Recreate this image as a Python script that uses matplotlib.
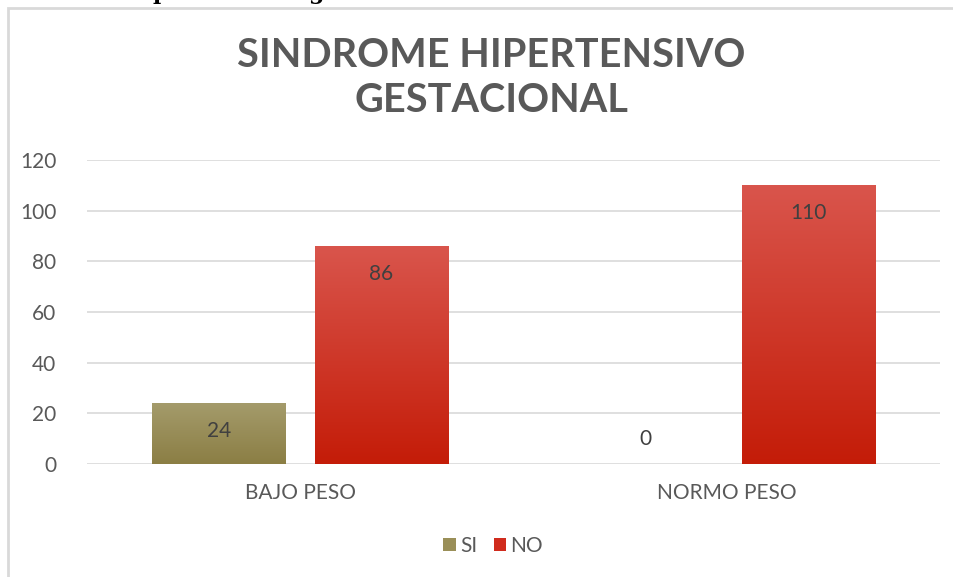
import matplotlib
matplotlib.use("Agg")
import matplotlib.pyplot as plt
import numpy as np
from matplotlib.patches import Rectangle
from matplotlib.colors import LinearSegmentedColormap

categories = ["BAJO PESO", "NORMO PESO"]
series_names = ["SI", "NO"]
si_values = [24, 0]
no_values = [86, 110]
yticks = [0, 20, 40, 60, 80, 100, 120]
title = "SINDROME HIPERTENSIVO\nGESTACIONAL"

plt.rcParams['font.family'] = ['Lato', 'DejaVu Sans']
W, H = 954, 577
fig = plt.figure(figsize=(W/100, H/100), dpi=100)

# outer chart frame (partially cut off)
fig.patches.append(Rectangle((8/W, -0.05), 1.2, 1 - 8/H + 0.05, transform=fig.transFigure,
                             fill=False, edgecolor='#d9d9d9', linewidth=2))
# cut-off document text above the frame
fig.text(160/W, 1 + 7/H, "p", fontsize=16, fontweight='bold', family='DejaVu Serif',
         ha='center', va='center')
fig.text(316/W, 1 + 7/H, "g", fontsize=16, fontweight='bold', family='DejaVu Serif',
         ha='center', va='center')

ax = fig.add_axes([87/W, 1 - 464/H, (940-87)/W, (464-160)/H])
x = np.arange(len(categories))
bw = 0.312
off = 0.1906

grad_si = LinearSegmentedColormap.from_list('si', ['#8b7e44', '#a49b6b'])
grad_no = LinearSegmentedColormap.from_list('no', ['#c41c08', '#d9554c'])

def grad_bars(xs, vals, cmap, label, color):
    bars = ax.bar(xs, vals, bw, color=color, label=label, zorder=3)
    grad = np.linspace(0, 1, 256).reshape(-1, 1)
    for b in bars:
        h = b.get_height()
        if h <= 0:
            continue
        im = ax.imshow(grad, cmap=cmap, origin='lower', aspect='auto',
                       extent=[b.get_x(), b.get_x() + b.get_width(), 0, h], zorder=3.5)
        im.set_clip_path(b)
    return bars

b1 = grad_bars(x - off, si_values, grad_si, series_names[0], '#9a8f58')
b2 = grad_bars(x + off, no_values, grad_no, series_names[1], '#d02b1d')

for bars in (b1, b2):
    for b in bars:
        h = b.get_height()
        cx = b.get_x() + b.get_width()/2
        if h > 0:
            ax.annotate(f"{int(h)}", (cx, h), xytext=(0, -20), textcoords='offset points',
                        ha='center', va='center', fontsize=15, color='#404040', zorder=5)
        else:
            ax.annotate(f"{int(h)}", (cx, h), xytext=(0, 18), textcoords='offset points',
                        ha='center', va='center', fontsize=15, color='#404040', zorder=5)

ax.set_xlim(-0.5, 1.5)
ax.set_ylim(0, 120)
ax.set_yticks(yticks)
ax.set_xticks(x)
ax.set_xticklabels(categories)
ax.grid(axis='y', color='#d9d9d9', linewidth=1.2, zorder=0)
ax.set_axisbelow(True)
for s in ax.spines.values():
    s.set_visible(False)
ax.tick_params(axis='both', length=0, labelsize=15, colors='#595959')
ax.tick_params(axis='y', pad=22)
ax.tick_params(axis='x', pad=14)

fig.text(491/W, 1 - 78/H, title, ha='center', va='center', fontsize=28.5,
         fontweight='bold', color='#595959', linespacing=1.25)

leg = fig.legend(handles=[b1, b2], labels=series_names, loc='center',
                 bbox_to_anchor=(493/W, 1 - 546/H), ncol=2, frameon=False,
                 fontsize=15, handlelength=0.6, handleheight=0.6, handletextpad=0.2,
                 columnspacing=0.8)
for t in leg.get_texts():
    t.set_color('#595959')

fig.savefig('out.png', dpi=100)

**EXERCISE DESCRIPTION**
Reproduce every line above as written, skipping pictures.

**SOLUTION FOR THIS TASK**
Recreate this image as a Python script that uses matplotlib.
import matplotlib
matplotlib.use("Agg")
import matplotlib.pyplot as plt
import numpy as np
from matplotlib.patches import Rectangle
from matplotlib.colors import LinearSegmentedColormap

categories = ["BAJO PESO", "NORMO PESO"]
series_names = ["SI", "NO"]
si_values = [24, 0]
no_values = [86, 110]
yticks = [0, 20, 40, 60, 80, 100, 120]
title = "SINDROME HIPERTENSIVO\nGESTACIONAL"

plt.rcParams['font.family'] = ['Lato', 'DejaVu Sans']
W, H = 954, 577
fig = plt.figure(figsize=(W/100, H/100), dpi=100)

# outer chart frame (partially cut off)
fig.patches.append(Rectangle((8/W, -0.05), 1.2, 1 - 8/H + 0.05, transform=fig.transFigure,
                             fill=False, edgecolor='#d9d9d9', linewidth=2))
# cut-off document text above the frame
fig.text(160/W, 1 + 7/H, "p", fontsize=16, fontweight='bold', family='DejaVu Serif',
         ha='center', va='center')
fig.text(316/W, 1 + 7/H, "g", fontsize=16, fontweight='bold', family='DejaVu Serif',
         ha='center', va='center')

ax = fig.add_axes([87/W, 1 - 464/H, (940-87)/W, (464-160)/H])
x = np.arange(len(categories))
bw = 0.312
off = 0.1906

grad_si = LinearSegmentedColormap.from_list('si', ['#8b7e44', '#a49b6b'])
grad_no = LinearSegmentedColormap.from_list('no', ['#c41c08', '#d9554c'])

def grad_bars(xs, vals, cmap, label, color):
    bars = ax.bar(xs, vals, bw, color=color, label=label, zorder=3)
    grad = np.linspace(0, 1, 256).reshape(-1, 1)
    for b in bars:
        h = b.get_height()
        if h <= 0:
            continue
        im = ax.imshow(grad, cmap=cmap, origin='lower', aspect='auto',
                       extent=[b.get_x(), b.get_x() + b.get_width(), 0, h], zorder=3.5)
        im.set_clip_path(b)
    return bars

b1 = grad_bars(x - off, si_values, grad_si, series_names[0], '#9a8f58')
b2 = grad_bars(x + off, no_values, grad_no, series_names[1], '#d02b1d')

for bars in (b1, b2):
    for b in bars:
        h = b.get_height()
        cx = b.get_x() + b.get_width()/2
        if h > 0:
            ax.annotate(f"{int(h)}", (cx, h), xytext=(0, -20), textcoords='offset points',
                        ha='center', va='center', fontsize=15, color='#404040', zorder=5)
        else:
            ax.annotate(f"{int(h)}", (cx, h), xytext=(0, 18), textcoords='offset points',
                        ha='center', va='center', fontsize=15, color='#404040', zorder=5)

ax.set_xlim(-0.5, 1.5)
ax.set_ylim(0, 120)
ax.set_yticks(yticks)
ax.set_xticks(x)
ax.set_xticklabels(categories)
ax.grid(axis='y', color='#d9d9d9', linewidth=1.2, zorder=0)
ax.set_axisbelow(True)
for s in ax.spines.values():
    s.set_visible(False)
ax.tick_params(axis='both', length=0, labelsize=15, colors='#595959')
ax.tick_params(axis='y', pad=22)
ax.tick_params(axis='x', pad=14)

fig.text(491/W, 1 - 78/H, title, ha='center', va='center', fontsize=28.5,
         fontweight='bold', color='#595959', linespacing=1.25)

leg = fig.legend(handles=[b1, b2], labels=series_names, loc='center',
                 bbox_to_anchor=(493/W, 1 - 546/H), ncol=2, frameon=False,
                 fontsize=15, handlelength=0.6, handleheight=0.6, handletextpad=0.2,
                 columnspacing=0.8)
for t in leg.get_texts():
    t.set_color('#595959')

fig.savefig('out.png', dpi=100)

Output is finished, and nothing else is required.